[Pulp-list] Importer Sync APIs

Mon Nov 21 23:33:39 UTC 2011

On 11/22/2011 07:43 AM, Jay Dobies wrote:
> http://blog.pulpproject.org/2011/11/21/importer-sync-apis/
>
> I know the week of Thanksgiving isn't the best time to ask for deep
> thought, but I'm asking anyway.

No Thanksgiving over here, so no holiday distractions for me :)

> I also know there are at least two other teams interested in writing
> plugins that I'd like to give some feedback on how this will meet their
> needs.

1. The new sync log API looks pretty good. What I'll do is set up my 
sync commands to log to a file on disk (since of them run in a different 
process), then when everything is done, read that file and pass the 
contents back in the final report.

However, it would be nice to be able to store a "stats" mapping in 
addition to the raw log data.

2. I *think* the 'working directory' API is the 
'get_repo_storage_directory()' call on the conduit. However, I'm not 
entirely clear on that, nor what the benefits are over using Python's 
own tempfile module (although that may be an artefact of the requirement 
for 2.4 compatibility in Pulp - with 2.5+, the combination of context 
managers, tempfile.mkdtemp() and shutil.remove() means that cleaning up 
temporary directories is a *lot* easier than it used to be)

3. The "request_unit_filename" and "add_or_update_content_unit" APIs 
seem oddly asymmetrical, and the "get_unit_keys_for_repo" naming 
includes quite a bit of redundancy.

To be both consistent, flexible and efficient, I suggest an API based 
around a "ContentUnitData" class with the following attributes:
   - type_id
   - unit_id (may be None when defining a new unit to be added to Pulp)
   - key_data
   - other_data
   - storage_path (may be None if no bits are stored for the content 
type - perhaps whether or not bits are stored should be part of the 
content type definition?)

The content management API itself could then look like:

- get_units() -> two level mapping {type_id: {unit_id: ContentUnitData}}
     Replacement for get_unit_keys_for_repo()
     Note that if you're concerned about exposing 'unit_id', the 
existing APIs already exposed it as the return value from 
'add_or_update_content_unit'.
     I think you're right to avoid exposing a "single lookup" API, at 
least initially - that's a performance problem waiting to happen.

- new_unit(type_id, key_data, other_data, relative_path) -> ContentUnitData
   Does *not* assign a unit ID (or touch the database at all)
   Does fill in absolute path in storage_path based on relative_path
   Replaces any use of "request_unit_filename"

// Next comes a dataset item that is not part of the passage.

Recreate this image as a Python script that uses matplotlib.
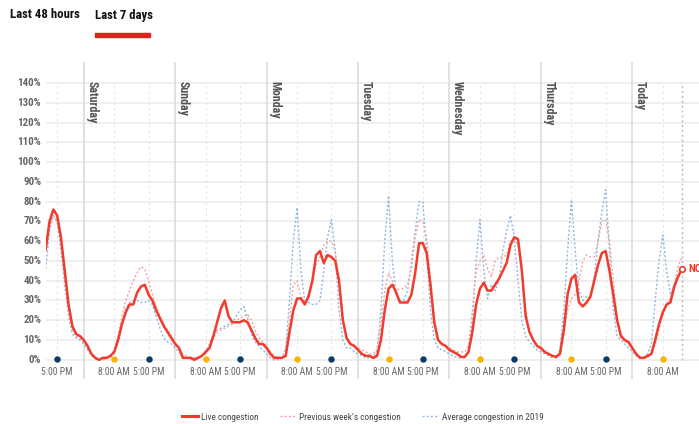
import matplotlib
matplotlib.use("Agg")
import matplotlib.pyplot as plt
from matplotlib import font_manager
from matplotlib.lines import Line2D

# pick a condensed face if one is installed
installed = {(f.name, f.stretch) for f in font_manager.fontManager.ttflist}
names = {n for n, _ in installed}
narrow = None
for cand in ["Roboto Condensed", "Liberation Sans Narrow", "Open Sans Condensed", "Noto Sans Display"]:
    if cand in names:
        narrow = (cand, "normal")
        break
if narrow is None:
    for n, st in installed:
        if n == "DejaVu Sans" and st in ("condensed", "semi-condensed", 500, 600, 700):
            narrow = ("DejaVu Sans", "condensed")
            break
if narrow is None:
    narrow = ("Lato", "normal")
    scale = 0.92
else:
    scale = 1.0

plt.rcParams["font.family"] = [narrow[0], "DejaVu Sans"]
plt.rcParams["font.stretch"] = narrow[1]

# hourly congestion (%) from Friday 14:00 up to now (Today ~13:00)
live = [
    56, 70, 76, 73, 62, 45, 28, 17, 13, 12,
    10, 7, 3, 1, 0, 1, 1, 2, 4, 10,
    18, 24, 28, 28, 34, 37, 38, 33, 30, 25,
    21, 17, 14, 11, 8, 6, 1, 1, 1, 0,
    1, 2, 4, 6, 12, 19, 26, 30, 22, 19,
    19, 19, 20, 19, 15, 11, 8, 8, 6, 3,
    1, 1, 1, 2, 14, 25, 31, 31, 28, 32,
    40, 53, 55, 49, 53, 52, 50, 40, 20, 11,
    8, 7, 5, 3, 2, 2, 1, 2, 10, 25,
    36, 38, 34, 29, 29, 29, 33, 44, 59, 59,
    54, 38, 19, 10, 8, 7, 5, 4, 3, 1.5,
    1.5, 4, 14, 28, 36, 39, 35, 35, 38, 41,
    45, 49, 58, 62, 61, 45, 22, 14, 10, 7,
    6, 4, 3, 2, 1.5, 3, 15, 33, 41, 43,
    29, 27, 29, 32, 40, 48, 54, 55, 45, 33,
    20, 12, 10, 9, 6, 3, 1, 1, 2, 3,
    10, 18, 24, 28, 29, 37, 42, 46,
]

prev_week = [
    54, 68, 73, 70, 60, 42, 25, 15, 12, 11,
    9, 6, 3, 1, 0, 0, 1, 2, 5, 12,
    22, 30, 35, 40, 44, 47, 46, 40, 33, 27,
    22, 18, 15, 12, 9, 6, 3, 2, 1, 1,
    1, 2, 3, 6, 11, 14, 15, 16, 17, 18,
    20, 21, 22, 23, 20, 15, 11, 9, 7, 4,
    2, 1, 1, 3, 20, 38, 40, 32, 29, 33,
    40, 48, 52, 58, 60, 60, 55, 40, 20, 10,
    8, 7, 6, 5, 4, 3, 3, 5, 18, 35,
    44, 40, 35, 36, 36, 38, 46, 62, 71, 70,
    62, 40, 20, 10, 8, 7, 6, 5, 4, 4,
    4, 7, 25, 45, 50, 53, 46, 42, 50, 52,
    52, 53, 60, 61, 58, 45, 25, 15, 10, 7,
    5, 4, 3, 2, 1, 3, 12, 25, 31, 33,
    40, 50, 53, 52, 52, 60, 70, 71, 60, 40,
    22, 13, 10, 8, 5, 3, 1, 1, 1, 3,
    8, 15, 23, 28, 31, 38, 47, 52,
]

avg_2019 = [
    46, 65, 73, 70, 55, 38, 22, 13, 11, 10,
    8, 5, 2, 1, 0, 0, 1, 1, 4, 9,
    18, 26, 29, 30, 30, 29, 29, 30, 28, 22,
    16, 11, 9, 8, 6, 4, 2, 1, 1, 1,
    1, 2, 4, 8, 13, 15, 16, 17, 18, 19,
    22, 25, 27, 21, 13, 9, 7, 5, 3, 1,
    0, 0, 1, 6, 30, 60, 77, 45, 30, 29,
    28, 28, 30, 45, 62, 71, 55, 25, 10, 6,
    6, 4, 3, 2, 1, 1, 1, 5, 25, 60,
    83, 50, 33, 30, 30, 35, 50, 65, 80, 80,
    55, 25, 10, 6, 5, 4, 3, 2, 1, 1,
    1, 4, 20, 50, 71, 45, 31, 38, 35, 40,
    55, 65, 73, 62, 40, 20, 12, 9, 7, 5,
    4, 3, 2, 1, 1, 5, 25, 55, 81, 55,
    35, 30, 32, 32, 42, 60, 75, 86, 55, 25,
    12, 10, 8, 6, 4, 2, 1, 1, 3, 8,
    30, 50, 63, 45, 33, 38, 42, 45,
]

day_names = ["Saturday", "Sunday", "Monday", "Tuesday", "Wednesday", "Thursday", "Today"]
first_midnight = 10          # hours from start (Fri 14:00) to Saturday 00:00
y_ticks = list(range(0, 150, 10))

hours = list(range(len(live)))
now_h = hours[-1]

RED = "#f23b2c"
PINK = "#f5a39c"
BLUE = "#8fb6e3"
GREY_TXT = "#666666"

fig = plt.figure(figsize=(6.99, 4.24), dpi=100)
ax = fig.add_axes([0.0654, 0.1061, 0.9346, 0.7477])
ax.set_xlim(0, 171.5)
ax.set_ylim(-9.7, 150.6)
for s in ax.spines.values():
    s.set_visible(False)
ax.set_xticks([])
ax.set_yticks([])

# horizontal grid
for v in y_ticks:
    ax.axhline(v, color="#efefef", lw=1.4, zorder=0)
    ax.text(-1.2, v, f"{v}%", ha="right", va="center", fontsize=7.8 * scale,
            fontweight="bold", color=GREY_TXT)

# day separators + labels
for i, name in enumerate(day_names):
    h = first_midnight + 24 * i
    ax.axvline(h, color="#dcdcdc", lw=1.2, zorder=1)
    ax.text(h + 0.4, 140.8, name, rotation=270, ha="left", va="top",
            fontsize=8.6 * scale, fontweight="bold", color="#555555")

# 8 AM / 5 PM ticks
tick_hours = [3]
tick_labels = ["5:00 PM"]
for i in range(len(day_names)):
    for off, lab in [(8, "8:00 AM"), (17, "5:00 PM")]:
        h = first_midnight + 24 * i + off
        if h <= now_h:
            tick_hours.append(h)
            tick_labels.append(lab)

for h, lab in zip(tick_hours, tick_labels):
    ax.plot([h, h], [0, 140], color="#e4e4e4", lw=0.8, ls=(0, (2, 3)), zorder=1)
    dot = "#f7b500" if lab == "8:00 AM" else "#0b3b66"
    ax.plot(h, 0.4, "o", ms=3.6, color=dot, zorder=5)
    ax.text(h, -6.2, lab, ha="center", va="center", fontsize=6.9 * scale, color=GREY_TXT)

# now line
ax.plot([now_h, now_h], [0, 140], color="#bbbbbb", lw=1.0, ls=(0, (1.5, 2)), zorder=1)

ax.plot(hours, avg_2019, color=BLUE, lw=1.0, ls=(0, (1.5, 1.5)), zorder=2)
ax.plot(hours, prev_week, color=PINK, lw=1.0, ls=(0, (1.5, 1.5)), zorder=3)
ax.plot(hours, live, color=RED, lw=1.8, zorder=4, solid_joinstyle="round")
ax.plot(now_h, live[-1], "o", ms=4, mfc="white", mec=RED, mew=1.2, zorder=6)
ax.text(now_h + 1.6, live[-1], "NOW", color=RED, fontsize=8 * scale, fontweight="bold",
        va="center", ha="left", clip_on=False)

# tabs on top
fig.text(10 / 699, 1 - 15 / 424, "Last 48 hours", fontsize=9.2 * scale, color="#111111",
         va="center", ha="left", fontweight="semibold")
fig.text(95 / 699, 1 - 15 / 424, "Last 7 days", fontsize=9.2 * scale, color="#111111",
         va="center", ha="left", fontweight="semibold")
fig.patches.append(plt.Rectangle((95 / 699, 1 - 37 / 424), 55 / 699, 4 / 424,
                                 transform=fig.transFigure, color="#e3201b"))

handles = [
    Line2D([], [], color=RED, lw=2.2),
    Line2D([], [], color=PINK, lw=1.0, ls=(0, (1.5, 1.5))),
    Line2D([], [], color=BLUE, lw=1.0, ls=(0, (1.5, 1.5))),
]
fig.legend(handles, ["Live congestion", "Previous week’s congestion", "Average congestion in 2019"],
           loc="center", bbox_to_anchor=(0.519, 1 - 417 / 424), ncol=3, frameon=False,
           fontsize=6.7 * scale, handlelength=1.7, handletextpad=0.35, columnspacing=2.3,
           labelcolor="#444444")

fig.savefig("out.png", dpi=100)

- save_unit(ContentUnitData) -> ContentUnitData
   Assigns a unit ID with the unit and stores the unit in the database
   Associates the unit with the repo
   Batching will be tricky due to error handling if the save fails
   Replaces any use of 'add_or_update_content_unit' and 
'associate_content_unit'

- remove_unit(type_id, pulp_id) -> bool
   True if removed, False if association retained
   Replaces any use of 'unassociate_content_unit'

For the content unit lifecycle, I suggest adopting a reference counting 
model where the importer owns one set of references (controlled via 
save_unit/remove_unit on the importer conduit) and manual association 
owns a second set of references (which the importer conduit can't 
touch). A reference through either mechanism would then keep the content 
unit alive and associated with the repository (the repo should present a 
unified interface to other code, so client code doesn't need to care if 
it is an importer association or a manual association that is keeping 
the content unit alive).

4. It's probably worth also discussing the scratchpad API that lets the 
importer store additional state between syncs. I like having this as
a convenience API (rather than having to store everything as explicit 
metadata on the repo), but for debugging purposes, it would probably be 
good to publish "_importer_scratchpad" as a metadata attribute on the 
repo that is accessible via REST.

> This is too big and ambitious for me to get right on my own.

Definitely headed in the right direction, but I think it's worth pushing 
the "structured data" approach even further. You've already started 
doing this on the configuration side of things, I think it makes sense 
on the metadata side as well.

Cheers,
Nick.

-- 
Nick Coghlan
Red Hat Engineering Operations, Brisbane